● **RECORDS FOR THIS EXERCISE**:
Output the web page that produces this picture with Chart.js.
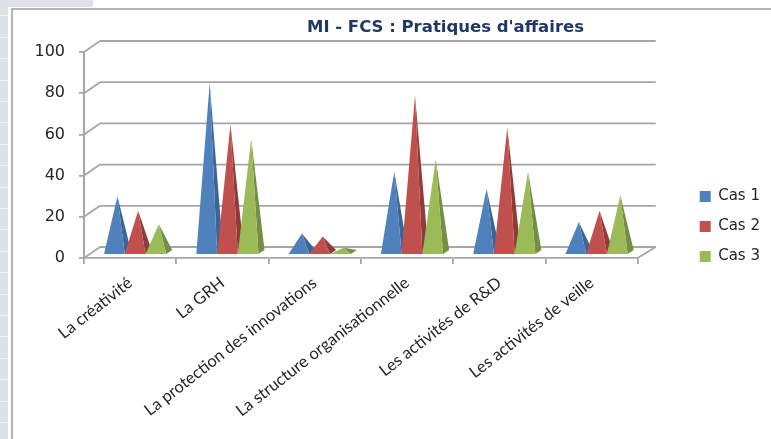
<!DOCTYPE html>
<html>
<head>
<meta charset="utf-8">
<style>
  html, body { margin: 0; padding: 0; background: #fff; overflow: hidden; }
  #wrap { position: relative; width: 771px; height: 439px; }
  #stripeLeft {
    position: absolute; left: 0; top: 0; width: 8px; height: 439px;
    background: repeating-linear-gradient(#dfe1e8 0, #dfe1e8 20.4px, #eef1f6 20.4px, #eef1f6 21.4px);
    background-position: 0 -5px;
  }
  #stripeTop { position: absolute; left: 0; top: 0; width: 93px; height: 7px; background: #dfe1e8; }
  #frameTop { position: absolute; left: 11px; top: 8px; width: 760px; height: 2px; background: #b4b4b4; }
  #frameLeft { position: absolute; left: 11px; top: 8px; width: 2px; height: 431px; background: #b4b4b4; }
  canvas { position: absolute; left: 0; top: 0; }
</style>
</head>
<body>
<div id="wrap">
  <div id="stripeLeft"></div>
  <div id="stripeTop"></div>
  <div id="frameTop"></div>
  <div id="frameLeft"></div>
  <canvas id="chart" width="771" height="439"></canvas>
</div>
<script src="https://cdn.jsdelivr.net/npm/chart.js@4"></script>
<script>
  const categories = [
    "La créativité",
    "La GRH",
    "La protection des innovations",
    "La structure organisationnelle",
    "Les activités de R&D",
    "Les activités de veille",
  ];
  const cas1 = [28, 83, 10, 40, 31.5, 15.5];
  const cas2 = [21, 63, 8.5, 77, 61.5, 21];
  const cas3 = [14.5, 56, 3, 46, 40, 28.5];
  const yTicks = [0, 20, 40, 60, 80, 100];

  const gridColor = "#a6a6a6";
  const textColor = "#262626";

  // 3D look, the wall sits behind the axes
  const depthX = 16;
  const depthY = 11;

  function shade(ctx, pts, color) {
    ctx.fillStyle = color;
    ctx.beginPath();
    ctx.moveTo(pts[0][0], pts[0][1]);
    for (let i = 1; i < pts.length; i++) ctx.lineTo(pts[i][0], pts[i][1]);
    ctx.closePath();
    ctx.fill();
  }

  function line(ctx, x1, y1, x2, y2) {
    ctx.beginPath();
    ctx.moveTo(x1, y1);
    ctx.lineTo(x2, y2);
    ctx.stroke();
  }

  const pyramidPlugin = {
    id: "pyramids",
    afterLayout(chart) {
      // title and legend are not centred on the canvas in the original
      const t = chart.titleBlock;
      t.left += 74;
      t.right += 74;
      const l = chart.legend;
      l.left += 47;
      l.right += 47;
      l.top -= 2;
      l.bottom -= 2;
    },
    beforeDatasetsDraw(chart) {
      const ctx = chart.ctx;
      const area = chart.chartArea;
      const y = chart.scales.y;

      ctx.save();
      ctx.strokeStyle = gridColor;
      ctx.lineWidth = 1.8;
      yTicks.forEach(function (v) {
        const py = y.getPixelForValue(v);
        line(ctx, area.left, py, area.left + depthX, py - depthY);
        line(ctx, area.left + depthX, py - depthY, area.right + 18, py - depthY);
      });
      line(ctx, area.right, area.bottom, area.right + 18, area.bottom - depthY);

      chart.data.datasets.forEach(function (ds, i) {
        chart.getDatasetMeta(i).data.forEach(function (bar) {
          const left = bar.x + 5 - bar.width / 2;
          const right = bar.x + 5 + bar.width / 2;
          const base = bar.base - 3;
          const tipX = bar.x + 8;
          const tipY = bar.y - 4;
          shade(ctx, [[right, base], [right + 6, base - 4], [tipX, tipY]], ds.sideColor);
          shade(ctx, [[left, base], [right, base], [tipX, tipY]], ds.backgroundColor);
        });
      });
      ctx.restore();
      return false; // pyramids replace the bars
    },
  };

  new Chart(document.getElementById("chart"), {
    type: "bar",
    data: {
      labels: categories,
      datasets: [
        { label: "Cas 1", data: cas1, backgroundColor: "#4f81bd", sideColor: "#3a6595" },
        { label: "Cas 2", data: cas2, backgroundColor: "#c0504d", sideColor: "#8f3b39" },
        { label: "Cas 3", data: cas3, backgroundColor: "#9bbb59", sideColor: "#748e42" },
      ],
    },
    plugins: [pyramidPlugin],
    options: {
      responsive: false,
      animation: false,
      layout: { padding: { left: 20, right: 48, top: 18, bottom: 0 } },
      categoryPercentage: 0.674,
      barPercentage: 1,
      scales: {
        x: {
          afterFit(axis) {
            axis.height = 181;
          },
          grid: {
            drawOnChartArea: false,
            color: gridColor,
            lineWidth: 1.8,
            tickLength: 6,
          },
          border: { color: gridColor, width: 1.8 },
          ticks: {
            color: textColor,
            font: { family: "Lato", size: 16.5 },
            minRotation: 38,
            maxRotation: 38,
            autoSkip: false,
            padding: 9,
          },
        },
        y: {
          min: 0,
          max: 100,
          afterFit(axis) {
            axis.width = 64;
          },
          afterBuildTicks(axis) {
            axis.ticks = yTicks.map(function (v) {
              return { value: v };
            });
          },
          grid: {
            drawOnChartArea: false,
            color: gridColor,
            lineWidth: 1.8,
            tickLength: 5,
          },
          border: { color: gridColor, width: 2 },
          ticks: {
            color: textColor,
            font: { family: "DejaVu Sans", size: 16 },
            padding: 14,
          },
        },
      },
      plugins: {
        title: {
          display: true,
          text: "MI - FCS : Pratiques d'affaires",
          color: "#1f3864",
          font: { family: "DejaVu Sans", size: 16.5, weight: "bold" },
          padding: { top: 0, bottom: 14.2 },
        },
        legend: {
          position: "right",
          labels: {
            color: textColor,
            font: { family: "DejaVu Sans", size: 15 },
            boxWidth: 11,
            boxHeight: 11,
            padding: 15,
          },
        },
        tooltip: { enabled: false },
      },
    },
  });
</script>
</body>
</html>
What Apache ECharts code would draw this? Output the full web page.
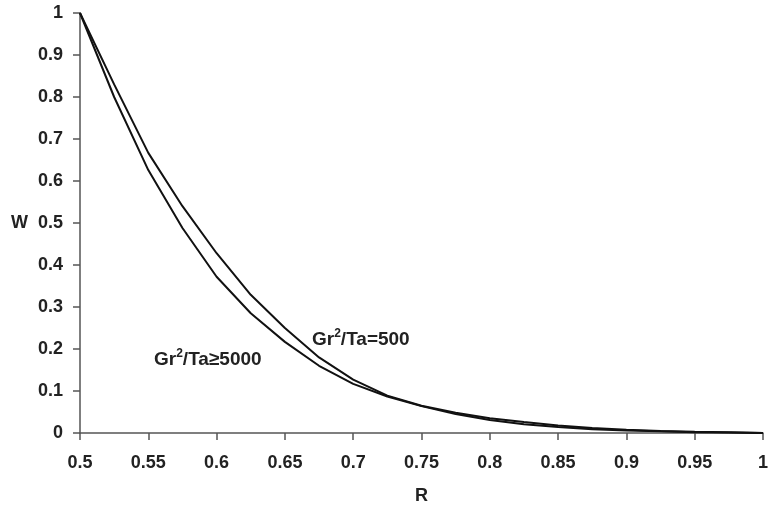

--

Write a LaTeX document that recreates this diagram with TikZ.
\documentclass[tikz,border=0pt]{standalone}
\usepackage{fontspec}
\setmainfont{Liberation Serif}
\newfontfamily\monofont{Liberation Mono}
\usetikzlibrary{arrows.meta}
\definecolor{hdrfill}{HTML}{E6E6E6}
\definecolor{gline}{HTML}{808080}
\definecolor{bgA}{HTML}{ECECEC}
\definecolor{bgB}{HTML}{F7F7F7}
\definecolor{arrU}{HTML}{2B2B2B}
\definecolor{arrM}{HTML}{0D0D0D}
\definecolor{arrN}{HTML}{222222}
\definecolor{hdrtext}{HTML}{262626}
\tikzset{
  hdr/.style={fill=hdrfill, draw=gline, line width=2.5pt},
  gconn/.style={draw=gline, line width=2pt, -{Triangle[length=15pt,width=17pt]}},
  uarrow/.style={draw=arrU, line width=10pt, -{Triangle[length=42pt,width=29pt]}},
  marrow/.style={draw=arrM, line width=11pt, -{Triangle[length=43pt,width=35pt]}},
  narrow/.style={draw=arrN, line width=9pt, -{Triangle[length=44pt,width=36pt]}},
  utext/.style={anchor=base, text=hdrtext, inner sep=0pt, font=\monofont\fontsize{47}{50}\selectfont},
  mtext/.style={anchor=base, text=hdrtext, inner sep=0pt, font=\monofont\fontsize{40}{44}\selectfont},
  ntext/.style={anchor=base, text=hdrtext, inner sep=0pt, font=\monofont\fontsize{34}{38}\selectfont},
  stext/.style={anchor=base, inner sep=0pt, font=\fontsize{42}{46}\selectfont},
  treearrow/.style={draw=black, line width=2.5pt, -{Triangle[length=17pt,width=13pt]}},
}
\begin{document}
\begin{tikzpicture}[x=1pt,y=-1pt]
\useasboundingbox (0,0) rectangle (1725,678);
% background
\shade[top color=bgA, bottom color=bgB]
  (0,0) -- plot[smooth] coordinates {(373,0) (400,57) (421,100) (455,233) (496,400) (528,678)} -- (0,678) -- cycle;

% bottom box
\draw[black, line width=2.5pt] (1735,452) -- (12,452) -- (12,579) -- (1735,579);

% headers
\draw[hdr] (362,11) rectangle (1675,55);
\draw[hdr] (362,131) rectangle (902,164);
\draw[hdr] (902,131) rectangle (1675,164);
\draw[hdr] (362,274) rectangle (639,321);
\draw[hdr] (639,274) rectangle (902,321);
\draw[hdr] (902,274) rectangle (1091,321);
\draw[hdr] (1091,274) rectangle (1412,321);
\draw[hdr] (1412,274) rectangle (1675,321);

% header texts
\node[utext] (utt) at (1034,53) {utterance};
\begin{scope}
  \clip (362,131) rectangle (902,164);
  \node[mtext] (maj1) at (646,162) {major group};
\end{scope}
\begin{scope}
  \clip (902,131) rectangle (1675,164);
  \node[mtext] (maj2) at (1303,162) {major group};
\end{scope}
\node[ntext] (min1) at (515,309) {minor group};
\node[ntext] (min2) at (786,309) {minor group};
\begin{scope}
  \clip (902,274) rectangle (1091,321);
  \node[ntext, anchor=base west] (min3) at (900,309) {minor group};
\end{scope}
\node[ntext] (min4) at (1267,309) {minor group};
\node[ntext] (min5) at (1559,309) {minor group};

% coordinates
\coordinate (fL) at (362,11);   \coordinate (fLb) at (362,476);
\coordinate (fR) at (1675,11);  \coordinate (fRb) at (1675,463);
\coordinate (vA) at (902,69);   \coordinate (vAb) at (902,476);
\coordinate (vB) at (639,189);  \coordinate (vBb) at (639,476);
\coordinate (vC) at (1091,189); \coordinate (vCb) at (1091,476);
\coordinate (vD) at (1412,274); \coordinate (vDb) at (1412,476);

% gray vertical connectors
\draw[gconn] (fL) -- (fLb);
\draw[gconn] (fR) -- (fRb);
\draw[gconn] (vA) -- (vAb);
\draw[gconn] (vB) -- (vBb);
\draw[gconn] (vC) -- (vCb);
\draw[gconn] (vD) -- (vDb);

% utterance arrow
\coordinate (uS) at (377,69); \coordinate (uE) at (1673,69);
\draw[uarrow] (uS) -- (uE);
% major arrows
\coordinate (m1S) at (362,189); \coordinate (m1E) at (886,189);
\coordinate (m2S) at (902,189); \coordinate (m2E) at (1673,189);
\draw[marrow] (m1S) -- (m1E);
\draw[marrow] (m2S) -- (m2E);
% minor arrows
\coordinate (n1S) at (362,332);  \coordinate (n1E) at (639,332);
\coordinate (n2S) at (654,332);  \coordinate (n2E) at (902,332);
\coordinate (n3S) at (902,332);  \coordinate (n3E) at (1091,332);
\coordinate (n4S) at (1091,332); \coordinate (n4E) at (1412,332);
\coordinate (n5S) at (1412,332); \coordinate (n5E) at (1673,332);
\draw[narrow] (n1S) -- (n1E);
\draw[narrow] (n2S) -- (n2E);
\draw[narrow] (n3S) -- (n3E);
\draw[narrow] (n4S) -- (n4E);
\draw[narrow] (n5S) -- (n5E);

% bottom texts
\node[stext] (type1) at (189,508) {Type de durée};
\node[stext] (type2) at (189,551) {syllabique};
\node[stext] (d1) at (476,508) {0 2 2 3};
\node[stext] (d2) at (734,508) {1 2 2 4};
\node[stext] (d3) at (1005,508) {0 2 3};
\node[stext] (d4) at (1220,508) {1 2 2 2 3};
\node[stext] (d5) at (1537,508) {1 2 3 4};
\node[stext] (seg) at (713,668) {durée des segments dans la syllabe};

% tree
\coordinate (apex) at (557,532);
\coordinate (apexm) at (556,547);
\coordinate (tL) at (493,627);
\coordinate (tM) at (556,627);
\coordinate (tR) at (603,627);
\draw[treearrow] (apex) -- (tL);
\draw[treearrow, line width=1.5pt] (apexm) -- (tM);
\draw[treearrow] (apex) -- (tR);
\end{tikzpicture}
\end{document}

...

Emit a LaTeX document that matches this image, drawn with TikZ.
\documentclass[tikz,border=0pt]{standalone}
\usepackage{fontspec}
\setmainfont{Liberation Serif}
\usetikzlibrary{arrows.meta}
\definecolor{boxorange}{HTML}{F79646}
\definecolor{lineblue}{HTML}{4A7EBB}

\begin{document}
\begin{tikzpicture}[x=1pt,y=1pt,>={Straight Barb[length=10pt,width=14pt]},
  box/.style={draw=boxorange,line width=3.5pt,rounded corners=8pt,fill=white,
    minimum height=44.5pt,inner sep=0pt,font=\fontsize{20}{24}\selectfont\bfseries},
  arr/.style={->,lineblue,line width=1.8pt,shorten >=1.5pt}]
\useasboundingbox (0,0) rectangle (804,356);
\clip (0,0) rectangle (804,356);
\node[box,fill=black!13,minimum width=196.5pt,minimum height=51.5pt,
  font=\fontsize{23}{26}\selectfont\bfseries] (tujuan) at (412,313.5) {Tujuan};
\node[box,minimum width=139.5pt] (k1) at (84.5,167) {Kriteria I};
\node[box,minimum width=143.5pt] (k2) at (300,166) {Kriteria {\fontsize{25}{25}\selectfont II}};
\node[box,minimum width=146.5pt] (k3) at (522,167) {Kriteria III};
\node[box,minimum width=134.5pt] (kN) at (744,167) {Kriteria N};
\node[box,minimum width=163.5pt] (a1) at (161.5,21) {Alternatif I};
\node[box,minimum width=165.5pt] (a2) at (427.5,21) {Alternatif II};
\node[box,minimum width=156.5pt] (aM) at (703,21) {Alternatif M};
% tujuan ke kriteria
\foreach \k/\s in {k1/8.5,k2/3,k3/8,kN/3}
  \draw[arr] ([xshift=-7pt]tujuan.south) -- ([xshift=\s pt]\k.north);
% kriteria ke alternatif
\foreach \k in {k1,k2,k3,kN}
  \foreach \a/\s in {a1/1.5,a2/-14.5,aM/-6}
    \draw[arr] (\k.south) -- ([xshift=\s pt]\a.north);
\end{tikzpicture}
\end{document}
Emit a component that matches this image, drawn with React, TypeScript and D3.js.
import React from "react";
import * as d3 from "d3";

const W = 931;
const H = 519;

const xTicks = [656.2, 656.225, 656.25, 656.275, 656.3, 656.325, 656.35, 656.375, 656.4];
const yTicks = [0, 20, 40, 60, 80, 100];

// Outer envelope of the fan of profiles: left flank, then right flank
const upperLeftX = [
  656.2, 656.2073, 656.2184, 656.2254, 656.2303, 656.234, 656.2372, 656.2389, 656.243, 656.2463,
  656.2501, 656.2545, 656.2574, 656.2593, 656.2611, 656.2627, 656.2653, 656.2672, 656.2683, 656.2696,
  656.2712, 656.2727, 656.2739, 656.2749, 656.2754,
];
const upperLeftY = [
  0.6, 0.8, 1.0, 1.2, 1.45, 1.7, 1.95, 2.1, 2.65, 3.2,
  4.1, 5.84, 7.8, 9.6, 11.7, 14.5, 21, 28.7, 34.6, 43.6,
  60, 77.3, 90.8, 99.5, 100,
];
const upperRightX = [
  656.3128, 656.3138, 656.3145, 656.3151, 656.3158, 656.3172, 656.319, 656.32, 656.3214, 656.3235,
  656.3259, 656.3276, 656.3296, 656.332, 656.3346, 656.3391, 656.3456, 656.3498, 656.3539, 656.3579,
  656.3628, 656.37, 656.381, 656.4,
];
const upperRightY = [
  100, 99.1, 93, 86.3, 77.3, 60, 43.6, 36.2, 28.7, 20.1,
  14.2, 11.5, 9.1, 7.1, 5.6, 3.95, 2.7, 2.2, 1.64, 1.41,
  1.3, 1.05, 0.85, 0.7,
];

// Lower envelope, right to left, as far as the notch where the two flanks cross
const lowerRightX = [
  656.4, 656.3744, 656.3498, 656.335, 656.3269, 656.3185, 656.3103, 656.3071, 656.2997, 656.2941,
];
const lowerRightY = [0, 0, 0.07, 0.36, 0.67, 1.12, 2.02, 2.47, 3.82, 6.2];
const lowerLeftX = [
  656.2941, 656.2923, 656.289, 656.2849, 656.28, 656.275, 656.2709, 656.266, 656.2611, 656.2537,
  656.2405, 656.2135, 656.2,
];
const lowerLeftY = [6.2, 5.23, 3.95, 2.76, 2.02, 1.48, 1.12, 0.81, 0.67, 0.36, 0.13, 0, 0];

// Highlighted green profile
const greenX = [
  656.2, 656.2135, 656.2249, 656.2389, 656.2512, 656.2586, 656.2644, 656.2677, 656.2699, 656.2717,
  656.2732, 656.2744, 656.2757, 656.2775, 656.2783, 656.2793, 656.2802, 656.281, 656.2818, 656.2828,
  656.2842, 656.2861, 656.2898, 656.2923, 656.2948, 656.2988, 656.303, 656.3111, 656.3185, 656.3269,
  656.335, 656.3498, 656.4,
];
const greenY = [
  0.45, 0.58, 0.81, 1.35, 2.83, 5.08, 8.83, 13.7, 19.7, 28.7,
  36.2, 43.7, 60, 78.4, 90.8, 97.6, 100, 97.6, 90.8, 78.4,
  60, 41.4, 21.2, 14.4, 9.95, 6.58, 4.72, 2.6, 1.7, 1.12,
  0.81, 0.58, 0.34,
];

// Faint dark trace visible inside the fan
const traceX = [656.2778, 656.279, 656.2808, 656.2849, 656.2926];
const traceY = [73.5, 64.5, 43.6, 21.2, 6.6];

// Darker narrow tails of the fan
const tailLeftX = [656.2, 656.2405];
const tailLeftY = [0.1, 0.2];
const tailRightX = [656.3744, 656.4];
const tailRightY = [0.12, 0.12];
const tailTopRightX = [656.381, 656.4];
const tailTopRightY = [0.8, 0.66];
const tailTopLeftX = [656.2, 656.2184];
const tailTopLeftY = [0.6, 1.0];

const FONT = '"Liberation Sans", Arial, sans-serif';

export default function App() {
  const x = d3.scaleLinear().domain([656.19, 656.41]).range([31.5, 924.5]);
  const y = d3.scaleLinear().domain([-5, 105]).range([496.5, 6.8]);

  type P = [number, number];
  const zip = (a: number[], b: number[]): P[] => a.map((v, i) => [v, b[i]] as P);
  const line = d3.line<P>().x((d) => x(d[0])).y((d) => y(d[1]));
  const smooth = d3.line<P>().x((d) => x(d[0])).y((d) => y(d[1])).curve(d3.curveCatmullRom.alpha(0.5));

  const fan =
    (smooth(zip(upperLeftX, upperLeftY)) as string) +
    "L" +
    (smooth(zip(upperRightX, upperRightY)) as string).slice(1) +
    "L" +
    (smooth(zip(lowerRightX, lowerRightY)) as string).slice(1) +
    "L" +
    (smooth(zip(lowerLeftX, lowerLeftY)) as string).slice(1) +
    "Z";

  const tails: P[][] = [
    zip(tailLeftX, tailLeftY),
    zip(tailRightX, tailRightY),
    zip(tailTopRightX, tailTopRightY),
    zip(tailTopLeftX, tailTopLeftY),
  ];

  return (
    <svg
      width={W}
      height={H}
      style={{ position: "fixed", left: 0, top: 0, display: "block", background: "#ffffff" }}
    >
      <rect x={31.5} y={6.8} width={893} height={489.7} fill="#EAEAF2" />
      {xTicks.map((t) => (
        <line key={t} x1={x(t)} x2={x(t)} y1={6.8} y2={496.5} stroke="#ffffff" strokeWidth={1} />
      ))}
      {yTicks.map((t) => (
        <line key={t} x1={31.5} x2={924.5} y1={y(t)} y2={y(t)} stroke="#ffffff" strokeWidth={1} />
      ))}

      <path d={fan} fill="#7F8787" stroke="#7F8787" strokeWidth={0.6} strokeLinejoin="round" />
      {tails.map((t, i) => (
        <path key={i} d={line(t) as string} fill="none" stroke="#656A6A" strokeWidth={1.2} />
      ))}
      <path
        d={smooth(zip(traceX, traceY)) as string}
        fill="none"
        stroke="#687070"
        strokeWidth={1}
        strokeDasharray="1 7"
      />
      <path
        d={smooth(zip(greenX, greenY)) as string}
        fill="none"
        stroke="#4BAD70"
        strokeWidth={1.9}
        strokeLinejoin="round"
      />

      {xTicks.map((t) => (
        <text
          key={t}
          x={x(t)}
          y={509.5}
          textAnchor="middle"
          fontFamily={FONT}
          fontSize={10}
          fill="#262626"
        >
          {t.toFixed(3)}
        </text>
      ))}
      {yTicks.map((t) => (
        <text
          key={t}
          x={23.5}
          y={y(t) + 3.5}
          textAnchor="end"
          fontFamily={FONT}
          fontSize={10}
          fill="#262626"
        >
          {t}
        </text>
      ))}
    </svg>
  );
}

● **EXERCISE**: Find the lines containing "that" and pull them out.

● **TASK RESPONSE**:
Output the web page that produces this picture with Chart.js.
Write a LaTeX document that recreates this diagram with TikZ.
Emit a LaTeX document that matches this image, drawn with TikZ.
Emit a component that matches this image, drawn with React, TypeScript and D3.js.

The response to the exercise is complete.